CO₂ by direct hydrogenation to value-added products, provides a possible solution to the carbon neutrality. Due to the advantage of iron-based catalysts for CO₂ hydrogenation to linear α-olefins, which has gained increasingly attention in recent years^[1]. By leveraging advanced operando spectroscopic techniques and ex-situ characterizations, the surface/bulk evolution of precipitated iron-zinc catalysts in activation, reaction process of CO₂ hydrogenation was elucidated in this presented work.

The Fe-Zn-Na catalyst achieved excellent performance with a CO₂ conversion of 43.5%, a C_4-20 olefin selectivity of 60.7%, and an α-olefin selectivity of 89.3% under conditions of 1.5 MPa, 330 ℃, and 15000 h^-1. The results from In-situ Raman, XRD and other characterizations revealed a dynamic evolution of surface-subsurface-bulk structure during the catalyst activation. After the Fe-Zn mixed oxide precursor was pre-activated with 10% CO, Fe³⁺ was completely converted to χ-Fe₅C₂^[2]. For the first time, it was revealed that ZnO migrated to the surface during the activation process, and Zn-Na exhibited a co-aggregation trend, which regulated the surface geometry and electronic structure of the active phase^[3].

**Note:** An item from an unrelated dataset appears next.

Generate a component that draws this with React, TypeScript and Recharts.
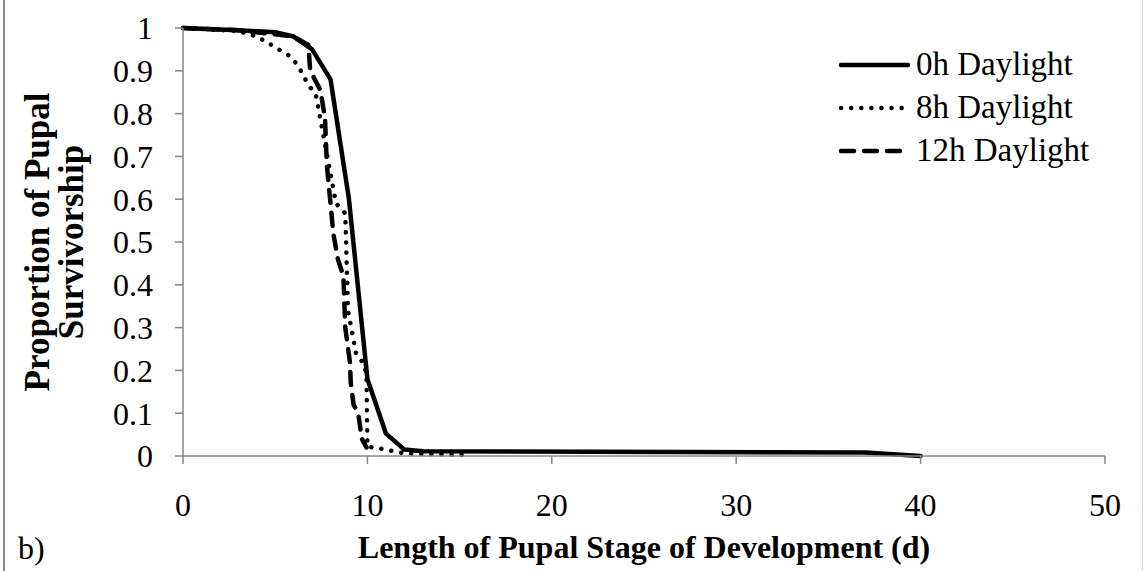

The performance evaluation showed that the addition of Zn increased the yield of linear α-olefins. Through temperature program desorption and in-situ FT-IR characterization, it was found that the addition of Zn provided a new CO₂ activation path, which improved the CO₂ conversion and chain growth ability. The results from in-situ XPS indicated a mixed valence form of Zn⁰ and Zn²⁺ on the catalyst surface, wherein Zn⁰ had an electron donating effect to Fe₅C₂, which promoted the desorption of olefins and inhibited the secondary hydrogenation of olefins. After activation, the activated catalysts were exposed to the CO₂ reaction atmosphere, triggering the reoxidation on the surface. Fe₅C₂ on the surface was oxidized to FeO_x, and the ratio of Zn⁰/Zn²⁺ decreased. Moreover, the introduction of Zn promoter significantly reduced the degree of reoxidation of the catalyst. ZnO-Zn/Fe₅C₂-FeO_x formed by the interaction between Zn and Fe, was the active phase of CO₂ hydrogenation to produce linear α-olefins^[4].